• [Exercise]:
Your task is to copy the listing exactly. Drop any pictures from the copy.

• [Data block]:
┌────────
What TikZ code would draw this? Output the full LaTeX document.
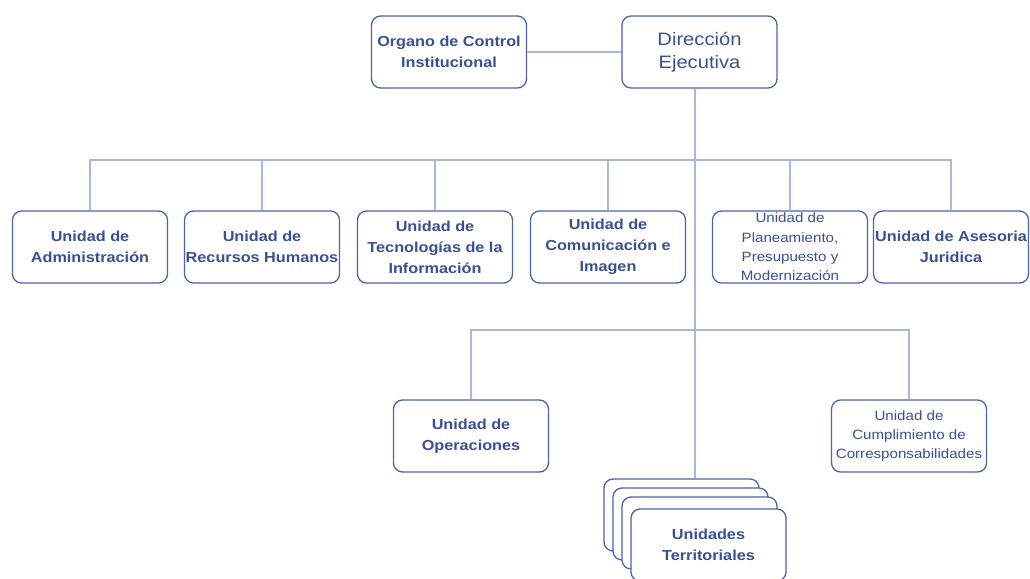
\documentclass[tikz,border=0pt]{standalone}
\usepackage{fontspec}
\setmainfont{Liberation Sans}
\newfontfamily\widefont[FakeStretch=1.12]{Liberation Sans}
\definecolor{txt}{HTML}{3A5191}
\definecolor{bord}{HTML}{4A64A6}
\definecolor{conn}{HTML}{A9B7D9}
\tikzset{
  unit/.style={draw=bord, line width=1.3pt, rounded corners=9pt, fill=white,
    minimum width=155pt, minimum height=72pt, align=center, text=txt,
    font=\widefont\fontsize{14.5}{21}\selectfont\bfseries, inner sep=0pt},
  small/.style={font=\widefont\fontsize{13.5}{19.3}\selectfont},
  big/.style={font=\widefont\fontsize{18}{23}\selectfont},
  link/.style={draw=conn, line width=1.3pt}
}
\begin{document}
\begin{tikzpicture}[x=1pt,y=-1pt]
\useasboundingbox (0,0) rectangle (1030,578);
\node[unit] (org) at (449,52) {Organo de Control\\Institucional};
\node[unit,big] (dir) at (699.5,52) {Dirección\\Ejecutiva};

\node[unit] (adm) at (90,247) {Unidad de\\Administración};
\node[unit] (rh) at (262,247) {Unidad de\\Recursos Humanos};
\node[unit] (tec) at (435,247) {Unidad de\\Tecnologías de la\\Información};
\node[unit] (com) at (608,247) {Unidad de\\Comunicación e\\Imagen};
\node[unit,small] (pla) at (790,247) {Unidad de\\Planeamiento,\\Presupuesto y\\Modernización};
\node[unit] (asj) at (951,247) {Unidad de Asesoria\\Juridica};

\node[unit] (ope) at (471,436) {Unidad de\\Operaciones};
\node[unit,small] (cum) at (909,436) {Unidad de\\Cumplimiento de\\Corresponsabilidades};

\coordinate (bus) at (695,160);
\coordinate (bus2) at (695,330);

\draw[link] (org.east) -- (dir.west);
\draw[link] (adm.north) |- (bus) -| (asj.north);
\draw[link] (rh.north) -- (rh.north |- bus);
\draw[link] (tec.north) -- (tec.north |- bus);
\draw[link] (com.north) -- (com.north |- bus);
\draw[link] (pla.north) -- (pla.north |- bus);
\draw[link] (ope.north) |- (bus2) -| (cum.north);

\node[unit] (st1) at (681.5,515) {};
\node[unit] (st2) at (690.5,524) {};
\node[unit] (st3) at (699.5,533) {};
\node[unit] (st4) at (708.5,545) {Unidades\\Territoriales};

\draw[link] (dir.south -| bus) -- (bus |- st1.north);
\end{tikzpicture}
\end{document}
└────────
• [Result of the task]:
What TikZ code would draw this? Output the full LaTeX document.
\documentclass[tikz,border=0pt]{standalone}
\usepackage{fontspec}
\setmainfont{Liberation Sans}
\newfontfamily\widefont[FakeStretch=1.12]{Liberation Sans}
\definecolor{txt}{HTML}{3A5191}
\definecolor{bord}{HTML}{4A64A6}
\definecolor{conn}{HTML}{A9B7D9}
\tikzset{
  unit/.style={draw=bord, line width=1.3pt, rounded corners=9pt, fill=white,
    minimum width=155pt, minimum height=72pt, align=center, text=txt,
    font=\widefont\fontsize{14.5}{21}\selectfont\bfseries, inner sep=0pt},
  small/.style={font=\widefont\fontsize{13.5}{19.3}\selectfont},
  big/.style={font=\widefont\fontsize{18}{23}\selectfont},
  link/.style={draw=conn, line width=1.3pt}
}
\begin{document}
\begin{tikzpicture}[x=1pt,y=-1pt]
\useasboundingbox (0,0) rectangle (1030,578);
\node[unit] (org) at (449,52) {Organo de Control\\Institucional};
\node[unit,big] (dir) at (699.5,52) {Dirección\\Ejecutiva};

\node[unit] (adm) at (90,247) {Unidad de\\Administración};
\node[unit] (rh) at (262,247) {Unidad de\\Recursos Humanos};
\node[unit] (tec) at (435,247) {Unidad de\\Tecnologías de la\\Información};
\node[unit] (com) at (608,247) {Unidad de\\Comunicación e\\Imagen};
\node[unit,small] (pla) at (790,247) {Unidad de\\Planeamiento,\\Presupuesto y\\Modernización};
\node[unit] (asj) at (951,247) {Unidad de Asesoria\\Juridica};

\node[unit] (ope) at (471,436) {Unidad de\\Operaciones};
\node[unit,small] (cum) at (909,436) {Unidad de\\Cumplimiento de\\Corresponsabilidades};

\coordinate (bus) at (695,160);
\coordinate (bus2) at (695,330);

\draw[link] (org.east) -- (dir.west);
\draw[link] (adm.north) |- (bus) -| (asj.north);
\draw[link] (rh.north) -- (rh.north |- bus);
\draw[link] (tec.north) -- (tec.north |- bus);
\draw[link] (com.north) -- (com.north |- bus);
\draw[link] (pla.north) -- (pla.north |- bus);
\draw[link] (ope.north) |- (bus2) -| (cum.north);

\node[unit] (st1) at (681.5,515) {};
\node[unit] (st2) at (690.5,524) {};
\node[unit] (st3) at (699.5,533) {};
\node[unit] (st4) at (708.5,545) {Unidades\\Territoriales};

\draw[link] (dir.south -| bus) -- (bus |- st1.north);
\end{tikzpicture}
\end{document}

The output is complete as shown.